The most appealing flower arrangements are ones that look natural, unfussy, a little uneven—as though you just walked in from the garden and an armful of freshly gathered branches and blossoms then casually plunked them into a vase. I never use tape, wire or florist foam—it’s too much work.
“The pleasure of filling your home with flowers lies in being spontaneous, using what is seasonally available and keeping it simple.”
For me, that process starts with a visit to my local flower shop on Île Saint-Louis, where Carole, my enchanting local fleuriste, has for the last 40 years been serving up bundles of cheerful blooms and meticulously styled bouquets.

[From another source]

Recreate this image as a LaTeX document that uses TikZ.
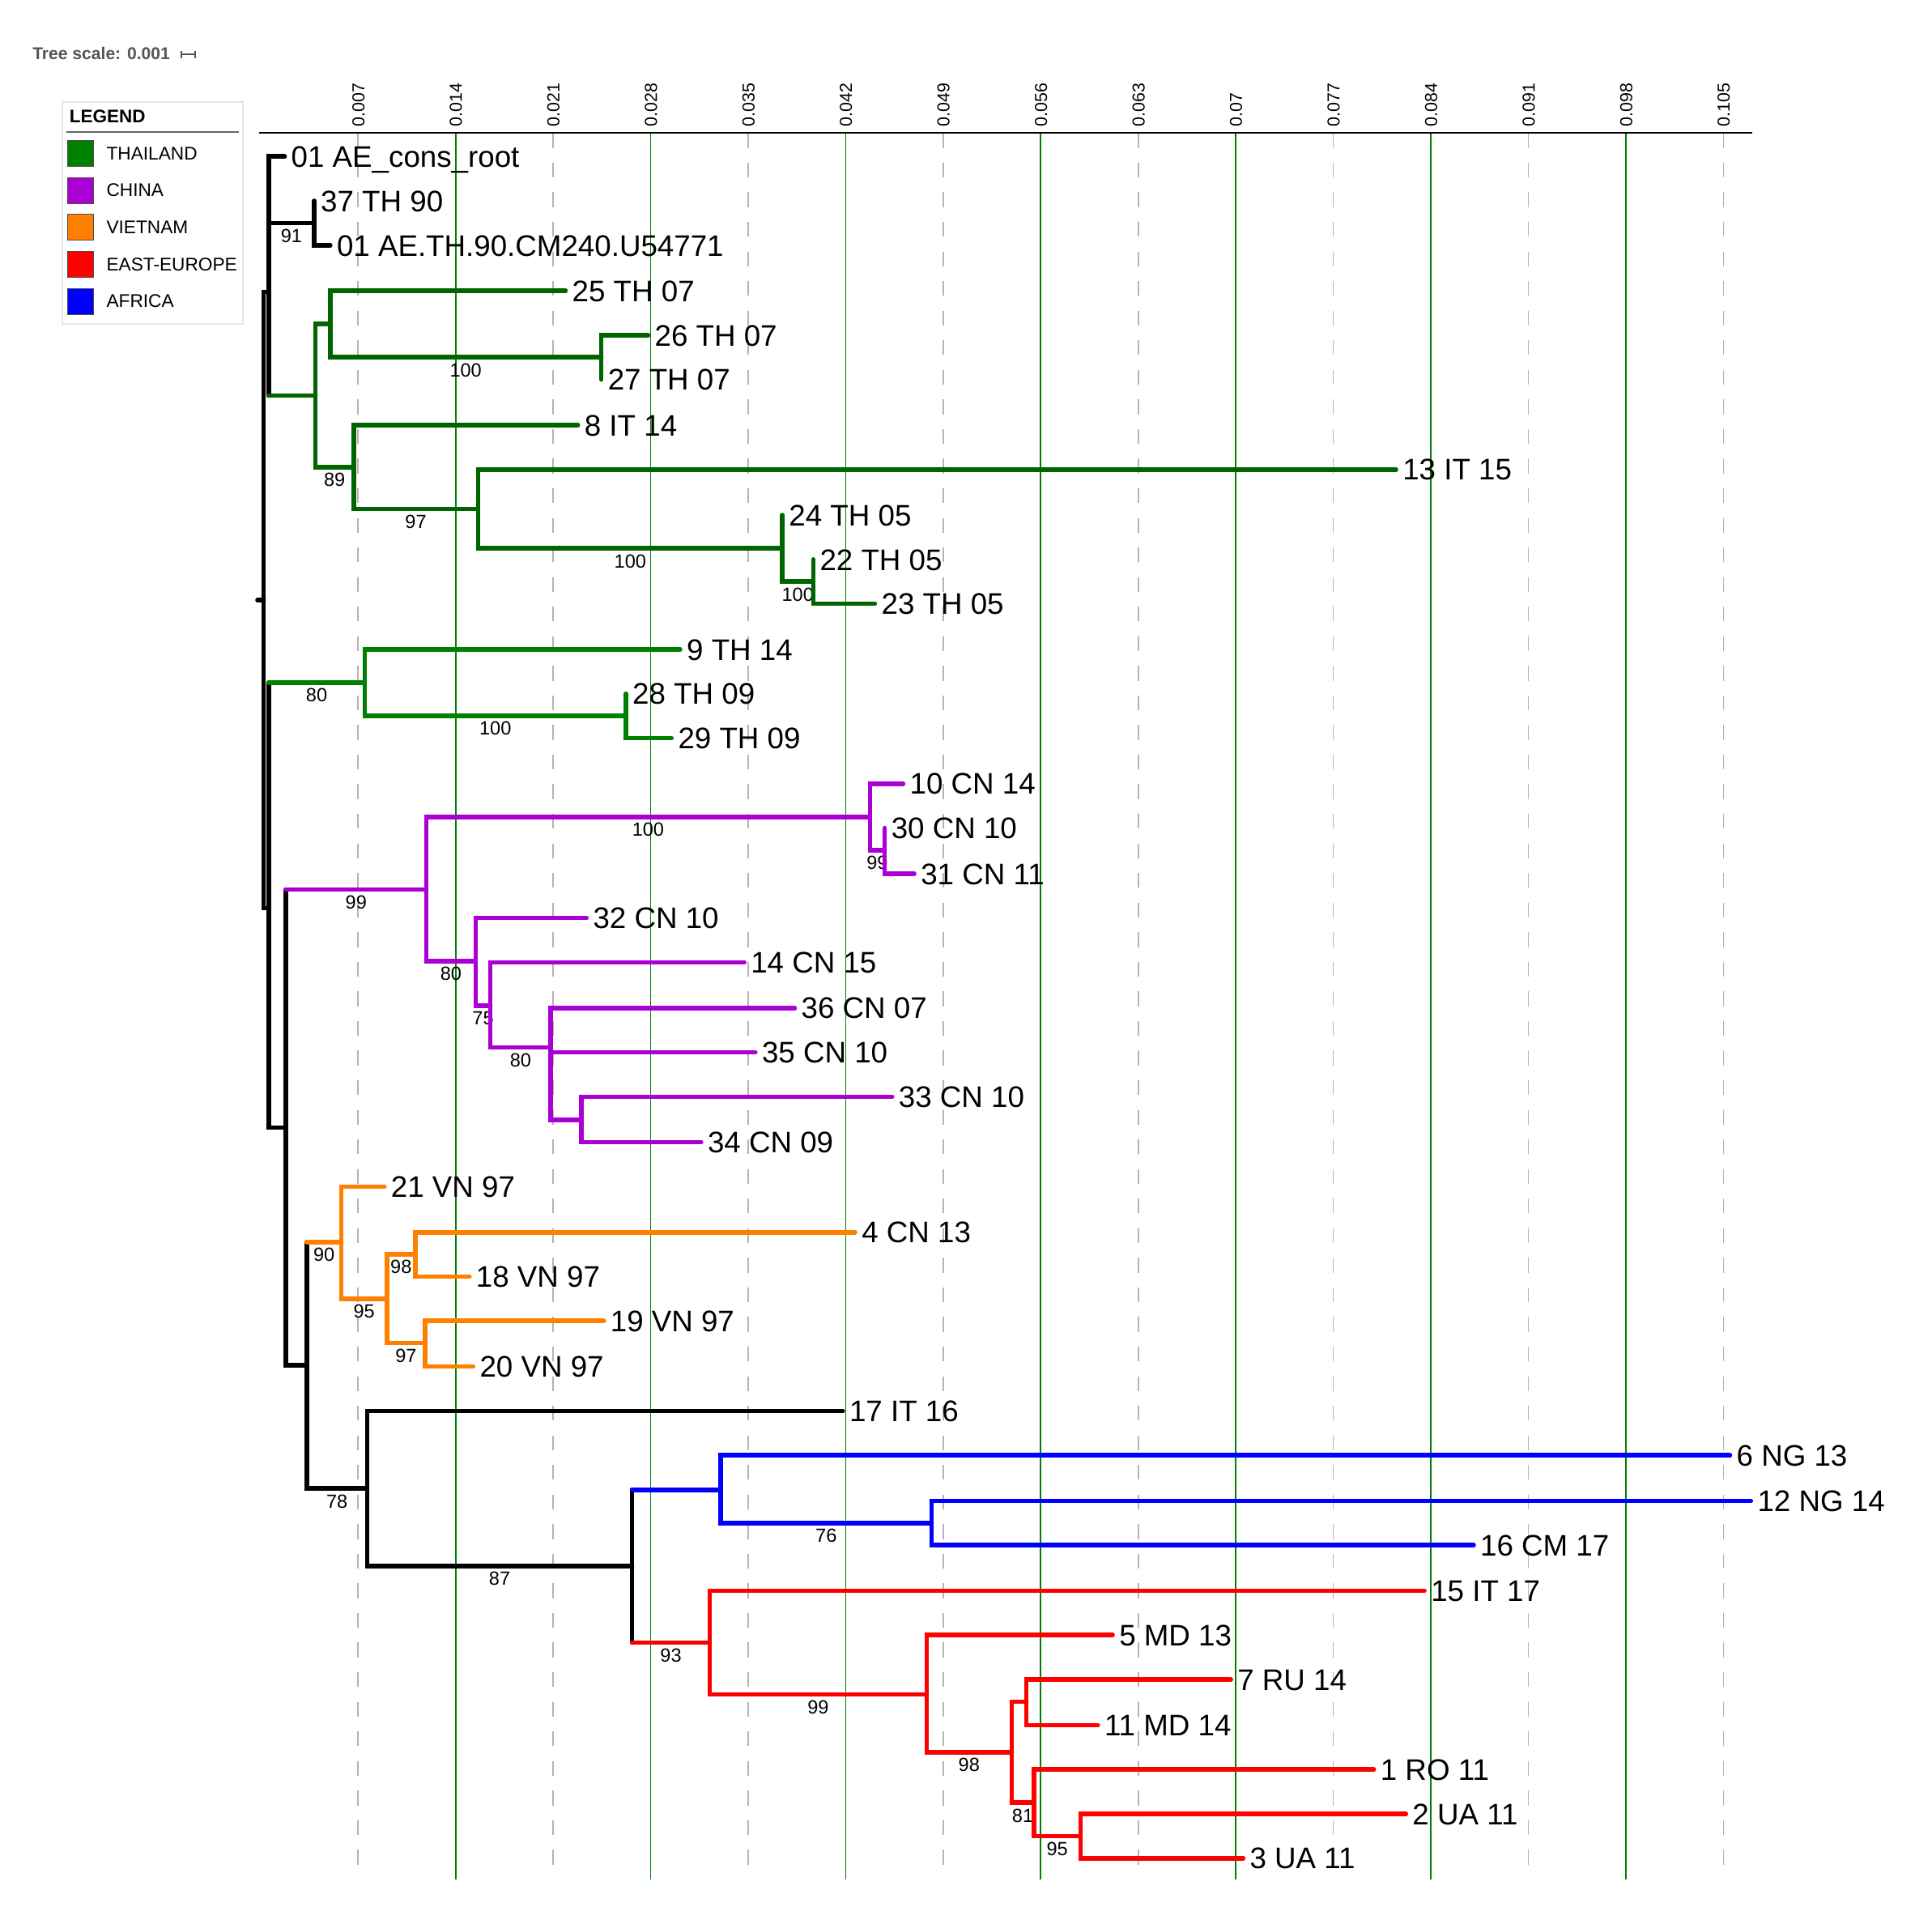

I became a regular after moving to the island and make it a point to get there weekly—because the scent of a bloom creates joy, comfort and optimism.
I love the fragrance of flowers when I walk in a room, so lilies in just about any color or variety land on my mantle en masse in a vintage trophy purchased at the Paris Flea Market.
Use what you have on hand; sometimes the most unusual containers make a great vase.
“Vintage vessels are more interesting than florist’s vases—I use antique trophies, pitchers and ice buckets I pick up at antiquaires on my travels.”
Silver pitchers or julep cups with a patina are my favorite, and are perfect for flowers bedside, on a bathroom vanity, kitchen counter or anywhere else you need a little happy.
Always remember to cut stems at an angle and place them in cool water, lukewarm water if you want closed buds to open more quickly. Woody or thick branches (like magnolia branches or hydrangea stems), need their ends crushed so they’ll absorb more water. Place the flowers out of direct sunlight and freshen the water every few days to make them last.